--- START DATASET SECTION ---

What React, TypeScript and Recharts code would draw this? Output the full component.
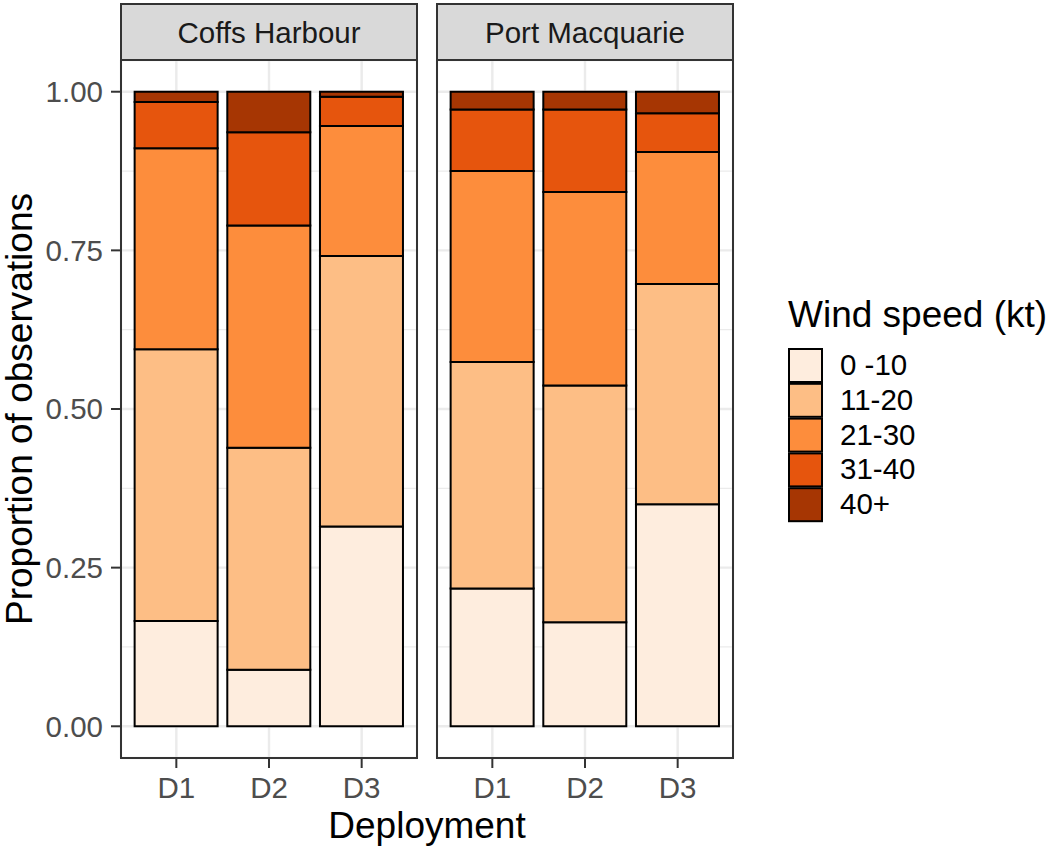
import { Bar, BarChart, CartesianGrid, XAxis, YAxis } from 'recharts';

const deployments = ['D1', 'D2', 'D3'];
const speedClasses = ['0 -10', '11-20', '21-30', '31-40', '40+'];
const speedColors = ['#FEEDDE', '#FDBE85', '#FD8D3C', '#E6550D', '#A63603'];

// proportion of observations in each wind speed class, per deployment
const coffsD1 = [0.166, 0.428, 0.317, 0.073, 0.016];
const coffsD2 = [0.089, 0.35, 0.35, 0.147, 0.064];
const coffsD3 = [0.315, 0.426, 0.205, 0.046, 0.008];
const portD1 = [0.217, 0.357, 0.301, 0.097, 0.028];
const portD2 = [0.164, 0.373, 0.305, 0.13, 0.028];
const portD3 = [0.35, 0.347, 0.208, 0.061, 0.034];

const yTicks = [0, 0.25, 0.5, 0.75, 1];
const yMinor = [0.125, 0.375, 0.625, 0.875];

const toRows = (cols: number[][]) =>
  deployments.map((d, i) => {
    const row: Record<string, string | number> = { deployment: d };
    speedClasses.forEach((s, j) => {
      row[s] = cols[i][j];
    });
    return row;
  });

const coffsRows = toRows([coffsD1, coffsD2, coffsD3]);
const portRows = toRows([portD1, portD2, portD3]);

const FONT = '"Liberation Sans", Arial, sans-serif';
const SMALL = 29.5;
const TITLE = 37;

function Panel({ data, showY, width, left }: { data: any[]; showY: boolean; width: number; left: number }) {
  return (
    <div style={{ position: 'absolute', left, top: 0 }}>
      <BarChart
        width={width}
        height={851}
        data={data}
        margin={{ top: 60, right: 4, left: showY ? 0 : 4, bottom: 0 }}
        barCategoryGap="5%"
      >
        <CartesianGrid stroke="#EBEBEB" strokeWidth={1.2} horizontalValues={yMinor} vertical={false} />
        <CartesianGrid stroke="#EBEBEB" strokeWidth={2.4} />
        <XAxis
          dataKey="deployment"
          height={93}
          padding={{ left: 9, right: 9 }}
          axisLine={false}
          tickLine={{ stroke: '#333333', strokeWidth: 2 }}
          tickSize={10}
          tickMargin={9}
          tick={{ fill: '#4D4D4D', fontSize: SMALL }}
        />
        <YAxis
          hide={!showY}
          width={121}
          type="number"
          domain={[-0.05, 1.05]}
          allowDataOverflow
          ticks={yTicks}
          axisLine={false}
          tickLine={{ stroke: '#333333', strokeWidth: 2 }}
          tickSize={10}
          tickMargin={8}
          tick={{ fill: '#4D4D4D', fontSize: SMALL }}
          tickFormatter={(v: number) => v.toFixed(2)}
        />
        {speedClasses.map((s, i) => (
          <Bar
            key={s}
            dataKey={s}
            stackId="w"
            fill={speedColors[i]}
            stroke="#000000"
            strokeWidth={2}
            isAnimationActive={false}
          />
        ))}
      </BarChart>
    </div>
  );
}

export default function App() {
  return (
    <div
      style={{
        position: 'absolute',
        left: 0,
        top: 0,
        width: 1052,
        height: 851,
        background: '#fff',
        fontFamily: FONT,
        overflow: 'hidden',
      }}
    >
      <Panel data={coffsRows} showY width={421} left={0} />
      <Panel data={portRows} showY={false} width={304} left={433} />
      <svg
        width={1052}
        height={851}
        style={{ position: 'absolute', left: 0, top: 0, pointerEvents: 'none' }}
        fontFamily={FONT}
      >
        {/* panel frames and strips */}
        {[
          { x: 121, label: 'Coffs Harbour' },
          { x: 437, label: 'Port Macquarie' },
        ].map((p) => (
          <g key={p.label}>
            <rect x={p.x} y={4} width={296} height={56} fill="#D9D9D9" stroke="#333333" strokeWidth={2} />
            <text x={p.x + 148} y={43} fontSize={SMALL} fill="#1A1A1A" textAnchor="middle">
              {p.label}
            </text>
            <rect x={p.x} y={60} width={296} height={698} fill="none" stroke="#333333" strokeWidth={2} />
          </g>
        ))}
        <text x={427} y={838} fontSize={TITLE} fill="#000" textAnchor="middle">
          Deployment
        </text>
        <text transform="translate(32,409) rotate(-90)" fontSize={TITLE} fill="#000" textAnchor="middle">
          Proportion of observations
        </text>
        {/* legend */}
        <text x={788} y={327} fontSize={TITLE} fill="#000">
          Wind speed (kt)
        </text>
        {speedClasses.map((s, i) => (
          <g key={s}>
            <rect
              x={789}
              y={349 + i * 34.8}
              width={33}
              height={33}
              fill={speedColors[i]}
              stroke="#000"
              strokeWidth={2}
            />
            <text x={840} y={375 + i * 34.8} fontSize={SMALL} fill="#000">
              {s}
            </text>
          </g>
        ))}
      </svg>
    </div>
  );
}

--- END DATASET SECTION ---

== WHAT IS REQUIRED ==
Pictures in the data above should not be copied; transcribe everything else exactly.

== RESPONSE TO THIS EXERCISE ==
What React, TypeScript and Recharts code would draw this? Output the full component.
import { Bar, BarChart, CartesianGrid, XAxis, YAxis } from 'recharts';

const deployments = ['D1', 'D2', 'D3'];
const speedClasses = ['0 -10', '11-20', '21-30', '31-40', '40+'];
const speedColors = ['#FEEDDE', '#FDBE85', '#FD8D3C', '#E6550D', '#A63603'];

// proportion of observations in each wind speed class, per deployment
const coffsD1 = [0.166, 0.428, 0.317, 0.073, 0.016];
const coffsD2 = [0.089, 0.35, 0.35, 0.147, 0.064];
const coffsD3 = [0.315, 0.426, 0.205, 0.046, 0.008];
const portD1 = [0.217, 0.357, 0.301, 0.097, 0.028];
const portD2 = [0.164, 0.373, 0.305, 0.13, 0.028];
const portD3 = [0.35, 0.347, 0.208, 0.061, 0.034];

const yTicks = [0, 0.25, 0.5, 0.75, 1];
const yMinor = [0.125, 0.375, 0.625, 0.875];

const toRows = (cols: number[][]) =>
  deployments.map((d, i) => {
    const row: Record<string, string | number> = { deployment: d };
    speedClasses.forEach((s, j) => {
      row[s] = cols[i][j];
    });
    return row;
  });

const coffsRows = toRows([coffsD1, coffsD2, coffsD3]);
const portRows = toRows([portD1, portD2, portD3]);

const FONT = '"Liberation Sans", Arial, sans-serif';
const SMALL = 29.5;
const TITLE = 37;

function Panel({ data, showY, width, left }: { data: any[]; showY: boolean; width: number; left: number }) {
  return (
    <div style={{ position: 'absolute', left, top: 0 }}>
      <BarChart
        width={width}
        height={851}
        data={data}
        margin={{ top: 60, right: 4, left: showY ? 0 : 4, bottom: 0 }}
        barCategoryGap="5%"
      >
        <CartesianGrid stroke="#EBEBEB" strokeWidth={1.2} horizontalValues={yMinor} vertical={false} />
        <CartesianGrid stroke="#EBEBEB" strokeWidth={2.4} />
        <XAxis
          dataKey="deployment"
          height={93}
          padding={{ left: 9, right: 9 }}
          axisLine={false}
          tickLine={{ stroke: '#333333', strokeWidth: 2 }}
          tickSize={10}
          tickMargin={9}
          tick={{ fill: '#4D4D4D', fontSize: SMALL }}
        />
        <YAxis
          hide={!showY}
          width={121}
          type="number"
          domain={[-0.05, 1.05]}
          allowDataOverflow
          ticks={yTicks}
          axisLine={false}
          tickLine={{ stroke: '#333333', strokeWidth: 2 }}
          tickSize={10}
          tickMargin={8}
          tick={{ fill: '#4D4D4D', fontSize: SMALL }}
          tickFormatter={(v: number) => v.toFixed(2)}
        />
        {speedClasses.map((s, i) => (
          <Bar
            key={s}
            dataKey={s}
            stackId="w"
            fill={speedColors[i]}
            stroke="#000000"
            strokeWidth={2}
            isAnimationActive={false}
          />
        ))}
      </BarChart>
    </div>
  );
}

export default function App() {
  return (
    <div
      style={{
        position: 'absolute',
        left: 0,
        top: 0,
        width: 1052,
        height: 851,
        background: '#fff',
        fontFamily: FONT,
        overflow: 'hidden',
      }}
    >
      <Panel data={coffsRows} showY width={421} left={0} />
      <Panel data={portRows} showY={false} width={304} left={433} />
      <svg
        width={1052}
        height={851}
        style={{ position: 'absolute', left: 0, top: 0, pointerEvents: 'none' }}
        fontFamily={FONT}
      >
        {/* panel frames and strips */}
        {[
          { x: 121, label: 'Coffs Harbour' },
          { x: 437, label: 'Port Macquarie' },
        ].map((p) => (
          <g key={p.label}>
            <rect x={p.x} y={4} width={296} height={56} fill="#D9D9D9" stroke="#333333" strokeWidth={2} />
            <text x={p.x + 148} y={43} fontSize={SMALL} fill="#1A1A1A" textAnchor="middle">
              {p.label}
            </text>
            <rect x={p.x} y={60} width={296} height={698} fill="none" stroke="#333333" strokeWidth={2} />
          </g>
        ))}
        <text x={427} y={838} fontSize={TITLE} fill="#000" textAnchor="middle">
          Deployment
        </text>
        <text transform="translate(32,409) rotate(-90)" fontSize={TITLE} fill="#000" textAnchor="middle">
          Proportion of observations
        </text>
        {/* legend */}
        <text x={788} y={327} fontSize={TITLE} fill="#000">
          Wind speed (kt)
        </text>
        {speedClasses.map((s, i) => (
          <g key={s}>
            <rect
              x={789}
              y={349 + i * 34.8}
              width={33}
              height={33}
              fill={speedColors[i]}
              stroke="#000"
              strokeWidth={2}
            />
            <text x={840} y={375 + i * 34.8} fontSize={SMALL} fill="#000">
              {s}
            </text>
          </g>
        ))}
      </svg>
    </div>
  );
}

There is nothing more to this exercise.